You know the vibes are cooked when Goldman Sachs drops a research note that basically reads: "What you just saw happen to Oracle? That's the trailer."

Here's the timeline. Wednesday after the bell, Oracle reports a record quarter — revenue up 21%, cloud screaming, IaaS up 93%. And the stock craters 10% in after-hours. Why? Because Oracle also dropped a $70 billion capex plan plus a $40 billion debt and equity raise. The Street looked at those numbers and ran. Record earnings, record revenue, record cloud growth — none of it mattered. The capex bill was the only thing anyone saw.

Then Thursday afternoon, Goldman Sachs strolls into the chat.

The $920 Billion Grenade

Goldman's analysts published a note calling for AI infrastructure spending to hit $920 billion by 2027. Not a typo. Nine hundred and twenty billion dollars. And here's the punchline: they warned that number is "likely too conservative."

Let that sink in. The market just watched Oracle shed $30 billion in market cap overnight over a $70 billion spending plan. And Goldman is telling everyone the real AI infrastructure tab is thirteen times bigger — and that's the low-end estimate.

Twelve hours after Oracle gets punished for a $70B capex bill, Goldman tells the world the real number is $920B. The math ain't mathing.

The Timing Is Brutal — and Maybe Intentional

This note didn't land in a vacuum. It landed on Day 5 of the worst tech rout in years. The S&P 500 has bled -4.4% in five sessions. SMCI got completely erased — -28% in a single day, -37% across the stretch. Qualcomm torched -21% in the same window. The chip complex is in free fall. The Nasdaq can't catch a bid.

And into this panic, Goldman drops a note saying the AI capex supercycle is just getting started — and it's going to cost almost a trillion dollars.
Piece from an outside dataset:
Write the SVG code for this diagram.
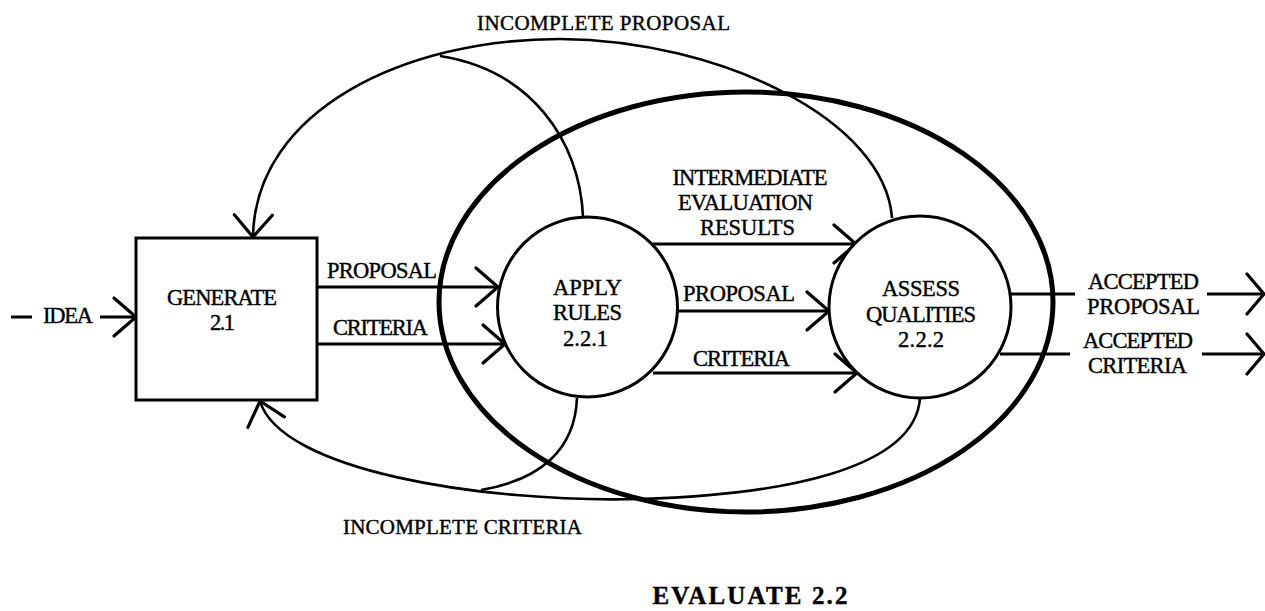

The cynic's read on this is obvious. Goldman Sachs doesn't just research markets — it trades them. Higher rates, chaos in tech, a rotation into financials — this is Goldman's weather. The GS trading desk is having a banner week while semiconductor investors are updating their resumes. The note about $920 billion in coming AI spend isn't a warning. It's a flex.

The Oracle Lens

The Oracle crash is the perfect case study for why Goldman's number is terrifying. Oracle didn't miss. Oracle beat. Cloud revenue up 47%. Earnings above consensus. And the stock still got smoked because the capex number scared people more than the revenue number excited them.

Goldman's note makes it crystal clear: the risks to AI stocks are "rising" — their word, not ours. When the most connected bank on Wall Street is flagging risk in AI names while simultaneously calling for a $920 billion spending wave, you're not reading analysis. You're reading the pregame show for a massive sector rotation.

The real question isn't whether $920 billion gets spent. It's whether investors are still willing to pay for it. Right now, the market is screaming no.